JOB: Using the material below, print a verbatim copy of every line from the one containing "Rebuild this chart as a Python" through the one containing "cycles = np.arange(58)", inclusive, and omit the pictures.

::: LISTING

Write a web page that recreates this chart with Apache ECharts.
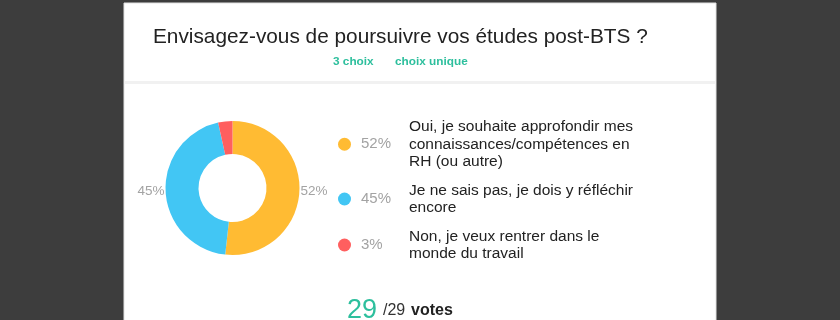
<!DOCTYPE html>
<html>
<head>
<meta charset="utf-8">
<script src="https://cdn.jsdelivr.net/npm/echarts@6/dist/echarts.min.js"></script>
<style>
html,body{margin:0;padding:0;background:#3d3d3d;}
#chart{width:840px;height:320px;}
</style>
</head>
<body>
<div id="chart"></div>
<script>
var questionTitle = 'Envisagez-vous de poursuivre vos études post-BTS ?';
var choiceCountLabel = '3 choix';
var choiceTypeLabel = 'choix unique';
var categories = [
  'Oui, je souhaite approfondir mes\nconnaissances/compétences en\nRH (ou autre)',
  'Je ne sais pas, je dois y réfléchir\nencore',
  'Non, je veux rentrer dans le\nmonde du travail'
];
var votes = [15, 13, 1];
var totalVotes = 29;
var respondents = 29;
var colors = ['#ffbb33', '#42c6f4', '#ff5f5f'];

var FONT = '"Liberation Sans", Arial, sans-serif';
var TEAL = '#2dbf9d';
var sum = votes.reduce(function (a, b) { return a + b; }, 0);
function pct(i) { return Math.round(votes[i] / sum * 100); }

var chart = echarts.init(document.getElementById('chart'), null, {renderer: 'canvas'});

var richA = {};
categories.forEach(function (c, i) {
  var lines = c.split('\n').length;
  richA['p' + i] = {
    fontFamily: FONT, fontSize: 15, color: '#a3a3a3',
    height: lines * 17.5, lineHeight: lines * 17.5, padding: [0, 0, 0, 5]
  };
});

var option = {
  backgroundColor: '#3d3d3d',
  animation: false,
  graphic: [
    {type: 'rect', z: -10, shape: {x: 124, y: 3, width: 592, height: 330},
     style: {fill: '#ffffff', stroke: '#e2e2e2', lineWidth: 1}},
    {type: 'rect', z: -9, shape: {x: 125, y: 81, width: 590, height: 3},
     style: {fill: '#f1f1f1'}}
  ],
  title: [
    {text: questionTitle, left: 153, top: 27, padding: 0,
     textStyle: {fontFamily: FONT, fontSize: 20.8, fontWeight: 'normal', color: '#222'}},
    {text: choiceCountLabel, left: 333, top: 56, padding: 0,
     textStyle: {fontFamily: FONT, fontSize: 11.8, fontWeight: 'bold', color: TEAL}},
    {text: choiceTypeLabel, left: 395, top: 56, padding: 0,
     textStyle: {fontFamily: FONT, fontSize: 11.8, fontWeight: 'bold', color: TEAL}},
    {text: String(totalVotes), left: 347, top: 297, padding: 0,
     textStyle: {fontFamily: FONT, fontSize: 27, fontWeight: 'normal', color: TEAL}},
    {text: '/' + respondents, left: 383, top: 303, padding: 0,
     textStyle: {fontFamily: FONT, fontSize: 16, fontWeight: 'normal', color: '#333'}},
    {text: 'votes', left: 411, top: 303, padding: 0,
     textStyle: {fontFamily: FONT, fontSize: 16, fontWeight: 'bold', color: '#222'}}
  ],
  legend: [
    {
      orient: 'vertical', left: 338, top: 118, padding: 0,
      icon: 'circle', itemWidth: 13, itemHeight: 13, itemGap: 11,
      selectedMode: false,
      data: categories,
      formatter: function (name) {
        var i = categories.indexOf(name);
        return '{p' + i + '|' + pct(i) + '%}';
      },
      textStyle: {rich: richA}
    },
    {
      orient: 'vertical', left: 404, top: 118, padding: 0,
      icon: 'rect', itemWidth: 0, itemHeight: 0, itemGap: 11,
      selectedMode: false,
      data: categories,
      itemStyle: {opacity: 0},
      textStyle: {fontFamily: FONT, fontSize: 15.5, lineHeight: 17.5, color: '#222'}
    }
  ],
  series: [{
    type: 'pie',
    center: [232.5, 188],
    radius: [34, 67],
    startAngle: 90,
    clockwise: true,
    avoidLabelOverlap: false,
    percentPrecision: 0,
    color: colors,
    itemStyle: {borderWidth: 0},
    emphasis: {disabled: true},
    label: {
      show: true, position: 'outside', formatter: '{d}%',
      fontFamily: FONT, fontSize: 13.5, color: '#a3a3a3',
      distanceToLabelLine: 1, padding: [4, 0, 0, 0]
    },
    labelLine: {show: false, length: 0, length2: 0},
    data: categories.map(function (c, i) {
      var d = {name: c, value: votes[i]};
      if (votes[i] / sum < 0.05) d.label = {show: false};
      return d;
    })
  }]
};
chart.setOption(option);
</script>
</body>
</html>
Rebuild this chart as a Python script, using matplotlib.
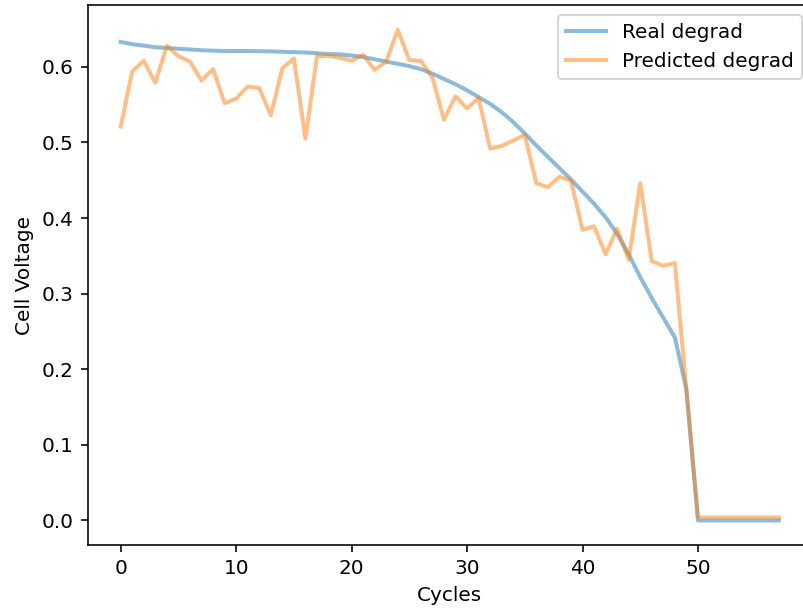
import matplotlib
matplotlib.use("Agg")
import matplotlib.pyplot as plt
import numpy as np

cycles = np.arange(58)

real_degrad = [0.633, 0.630, 0.628, 0.626, 0.625, 0.624, 0.623, 0.622, 0.6215, 0.621,
               0.621, 0.621, 0.6207, 0.6205, 0.620, 0.6195, 0.619, 0.618, 0.617, 0.6165,
               0.615, 0.613, 0.610, 0.607, 0.604, 0.601, 0.597, 0.591, 0.584, 0.577,
               0.569, 0.560, 0.551, 0.540, 0.527, 0.512, 0.496, 0.481, 0.466, 0.451,
               0.435, 0.419, 0.401, 0.379, 0.352, 0.322, 0.294, 0.268, 0.242, 0.173,
               0.0, 0.0, 0.0, 0.0, 0.0, 0.0, 0.0, 0.0]

predicted_degrad = [0.521, 0.594, 0.608, 0.579, 0.628, 0.614, 0.607, 0.582, 0.597, 0.552,
                    0.558, 0.574, 0.572, 0.536, 0.598, 0.611, 0.505, 0.614, 0.6145, 0.612,
                    0.608, 0.616, 0.596, 0.607, 0.649, 0.609, 0.608, 0.586, 0.530, 0.561,
                    0.545, 0.559, 0.492, 0.4955, 0.5026, 0.510, 0.446, 0.441, 0.4546, 0.4497,
                    0.3846, 0.389, 0.352, 0.386, 0.345, 0.446, 0.343, 0.337, 0.3405, 0.172,
                    0.004, 0.004, 0.004, 0.004, 0.004, 0.004, 0.004, 0.004]

fig = plt.figure(figsize=(803 / 144, 612 / 144), dpi=144)
ax = fig.add_axes([87.8 / 803, 67 / 612, (811.7 - 87.8) / 803, (545 - 5.3) / 612])

ax.plot(cycles, real_degrad, alpha=0.5, lw=2, label="Real degrad")
ax.plot(cycles, predicted_degrad, alpha=0.5, lw=2, label="Predicted degrad")
ax.set_xlabel("Cycles")
ax.set_ylabel("Cell Voltage")
ax.legend(loc="upper right")

fig.savefig("out.png", dpi=144)
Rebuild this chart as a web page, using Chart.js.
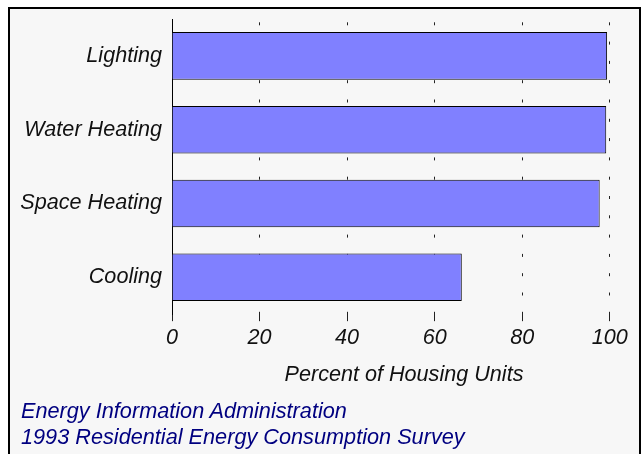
<!DOCTYPE html>
<html lang="en">
  <head>
    <meta charset="UTF-8" />
    <script src="https://cdn.jsdelivr.net/npm/chart.js@4.4.1/dist/chart.umd.min.js"></script>
    <title>Percent of Housing Units</title>
    <style>
      body {
        margin: 0;
        padding: 0;
        background: #fff;
        width: 642px;
        height: 454px;
        overflow: hidden;
        position: relative;
      }

      .frame {
        position: absolute;
        left: 8px;
        top: 7px;
        width: 629px;
        height: 470px;
        border: 2px solid #000;
        background: #f7f7f7;
      }

      #chart {
        position: absolute;
        left: 0;
        top: 0;
      }

      .source {
        position: absolute;
        left: 21px;
        top: 398px;
        font: italic 21.7px 'Liberation Sans', Arial, sans-serif;
        line-height: 26px;
        color: #000080;
      }
    </style>
  </head>
  <body>
    <div class="frame"></div>
    <canvas id="chart" width="642" height="454"></canvas>
    <div class="source">
      Energy Information Administration<br />
      1993 Residential Energy Consumption Survey
    </div>
    <script>
      const categories = ['Lighting', 'Water Heating', 'Space Heating', 'Cooling']
      const percentValues = [99.4, 99.2, 97.7, 66.2]
      const xTicks = [0, 20, 40, 60, 80, 100]

      const font = { family: "'Liberation Sans', Arial, sans-serif", size: 21.6, style: 'italic' }

      const ctx = document.getElementById('chart').getContext('2d')
      const chart = new Chart(ctx, {
        type: 'bar',
        data: {
          labels: categories,
          datasets: [
            {
              data: percentValues,
              backgroundColor: '#8080ff',
              borderColor: '#000000',
              borderWidth: 1,
              barPercentage: 0.645,
              categoryPercentage: 1,
            },
          ],
        },
        options: {
          indexAxis: 'y',
          responsive: false,
          animation: false,
          layout: {
            padding: { top: 19, right: 6, bottom: 66, left: 0 },
          },
          plugins: {
            legend: { display: false },
            tooltip: { enabled: false },
          },
          scales: {
            x: {
              type: 'linear',
              min: 0,
              max: 106,
              afterBuildTicks: (scale) => {
                scale.ticks = xTicks.map((v) => ({ value: v }))
              },
              ticks: {
                font: font,
                color: '#111',
                padding: 4,
                includeBounds: false,
              },
              grid: {
                color: '#222',
                lineWidth: 1,
                tickBorderDash: [],
                tickLength: 7,
              },
              border: {
                display: false,
                dash: [3, 16.3],
                dashOffset: 16,
              },
              title: {
                display: true,
                text: 'Percent of Housing Units',
                font: font,
                color: '#111',
                padding: { top: 7, bottom: 0 },
              },
            },
            y: {
              afterFit: (scale) => {
                scale.width = 172
                scale.paddingTop = 0
                scale.paddingBottom = 0
              },
              ticks: {
                font: font,
                color: '#111',
                padding: 10,
              },
              grid: { display: false, drawTicks: false },
              border: { display: true, color: '#000', width: 1 },
            },
          },
        },
      })
    </script>
  </body>
</html>
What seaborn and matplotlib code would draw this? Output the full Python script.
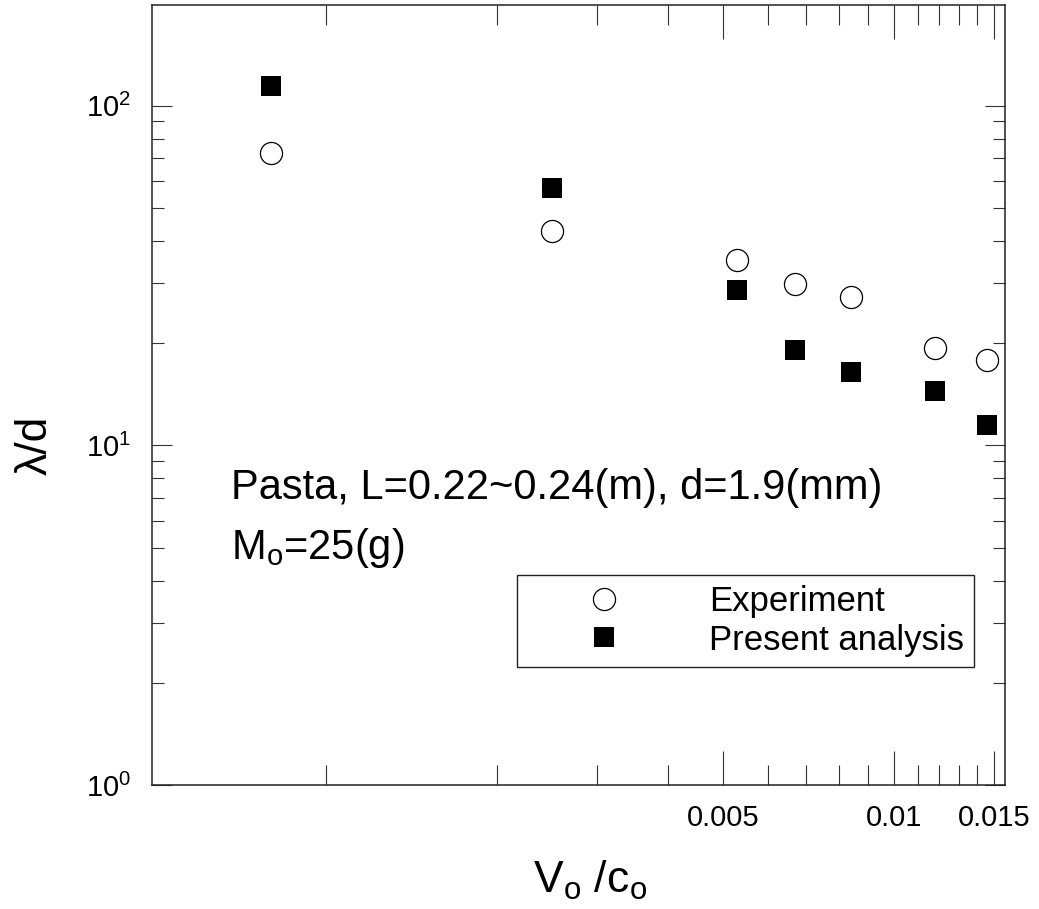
import numpy as np
import pandas as pd
import matplotlib
matplotlib.use('Agg')
import matplotlib.pyplot as plt
import seaborn as sns
from matplotlib.ticker import FixedLocator, FixedFormatter, NullFormatter, LogLocator

# ---- data ----
vo_co = [0.0008, 0.0025, 0.0053, 0.0067, 0.0084, 0.0118, 0.0146]
experiment = [72.7, 42.8, 35.2, 29.9, 27.4, 19.4, 17.9]
present = [114.5, 57.4, 28.7, 19.1, 16.5, 14.5, 11.5]
series_names = ['Experiment', 'Present analysis']

x_major = [0.005, 0.01, 0.015]
x_major_labels = ['0.005', '0.01', '0.015']
x_minor = [0.001, 0.002, 0.003, 0.004, 0.006, 0.007, 0.008, 0.009,
           0.011, 0.012, 0.013, 0.014]
y_major = [1, 10, 100]
y_major_labels = [r'$10^{0}$', r'$10^{1}$', r'$10^{2}$']

sns.set_style('ticks')
plt.rcParams['font.family'] = ['Liberation Sans', 'DejaVu Sans']
plt.rcParams['mathtext.fontset'] = 'custom'
plt.rcParams['mathtext.rm'] = 'Liberation Sans'
plt.rcParams['mathtext.it'] = 'Liberation Sans'
plt.rcParams['mathtext.bf'] = 'Liberation Sans:bold'
for k in ['text.color', 'axes.labelcolor', 'xtick.labelcolor', 'ytick.labelcolor']:
    plt.rcParams[k] = 'black'

W, H = 1039, 909
fig = plt.figure(figsize=(W / 100, H / 100), dpi=100)
ax = fig.add_axes([152 / W, 1 - 785 / H, (1005 - 152) / W, (785 - 5) / H])

df_exp = pd.DataFrame({'x': vo_co, 'y': experiment})
df_pre = pd.DataFrame({'x': vo_co, 'y': present})

sns.scatterplot(data=df_exp, x='x', y='y', marker='o', s=253, color='white',
                edgecolor='black', linewidth=0.9, label=series_names[0],
                ax=ax, zorder=3)
sns.scatterplot(data=df_pre, x='x', y='y', marker='s', s=228, color='black',
                edgecolor='black', linewidth=0, label=series_names[1],
                ax=ax, zorder=3)

ax.set_xscale('log')
ax.set_yscale('log')
ax.set_xlim(0.000494, 0.01568)
ax.set_ylim(1, 198)

ax.xaxis.set_major_locator(FixedLocator(x_major))
ax.xaxis.set_major_formatter(FixedFormatter(x_major_labels))
ax.xaxis.set_minor_locator(FixedLocator(x_minor))
ax.xaxis.set_minor_formatter(NullFormatter())
ax.yaxis.set_major_locator(FixedLocator(y_major))
ax.yaxis.set_major_formatter(FixedFormatter(y_major_labels))
ax.yaxis.set_minor_locator(LogLocator(base=10, subs=np.arange(2, 10)))
ax.yaxis.set_minor_formatter(NullFormatter())

ax.tick_params(which='both', direction='in', top=True, right=True,
               color='#333333', width=0.8, labelsize=21, labelcolor='black')
ax.tick_params(axis='x', which='major', length=24.5, pad=14)
ax.tick_params(axis='x', which='minor', length=14.4)
ax.tick_params(axis='y', which='major', length=14.4, pad=15)
ax.tick_params(axis='y', which='minor', length=8.6)

for sp in ax.spines.values():
    sp.set_linewidth(1.1)
    sp.set_color('#222222')

ax.set_xlabel(r'$\mathregular{V_o\ /c_o}$', fontsize=32, color='black')
ax.set_ylabel('λ/d', fontsize=32, color='black')
ax.xaxis.set_label_coords(0.513, -0.095)
ax.yaxis.set_label_coords(-0.113, 0.436)

ax.text(0.0926, 0.3667, 'Pasta, L=0.22~0.24(m), d=1.9(mm)', transform=ax.transAxes,
        fontsize=30, ha='left', va='baseline', color='black')
ax.text(0.0926, 0.2897, r'$\mathregular{M_o}$=25(g)', transform=ax.transAxes,
        fontsize=30, ha='left', va='baseline', color='black')

leg = ax.legend(loc='upper left', bbox_to_anchor=(0.4279, 0.2692), borderaxespad=0,
                fontsize=25, frameon=True, fancybox=False, framealpha=1,
                edgecolor='#222222', borderpad=0.3, handlelength=4.41,
                handletextpad=0.82, labelspacing=0.15, scatteryoffsets=[0.5])
leg.get_frame().set_linewidth(1.0)
for t in leg.get_texts():
    t.set_color('black')

fig.savefig('out.png', dpi=100)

::::::

RESPONSE FOR THIS EXERCISE:
Rebuild this chart as a Python script, using matplotlib.
import matplotlib
matplotlib.use("Agg")
import matplotlib.pyplot as plt
import numpy as np

cycles = np.arange(58)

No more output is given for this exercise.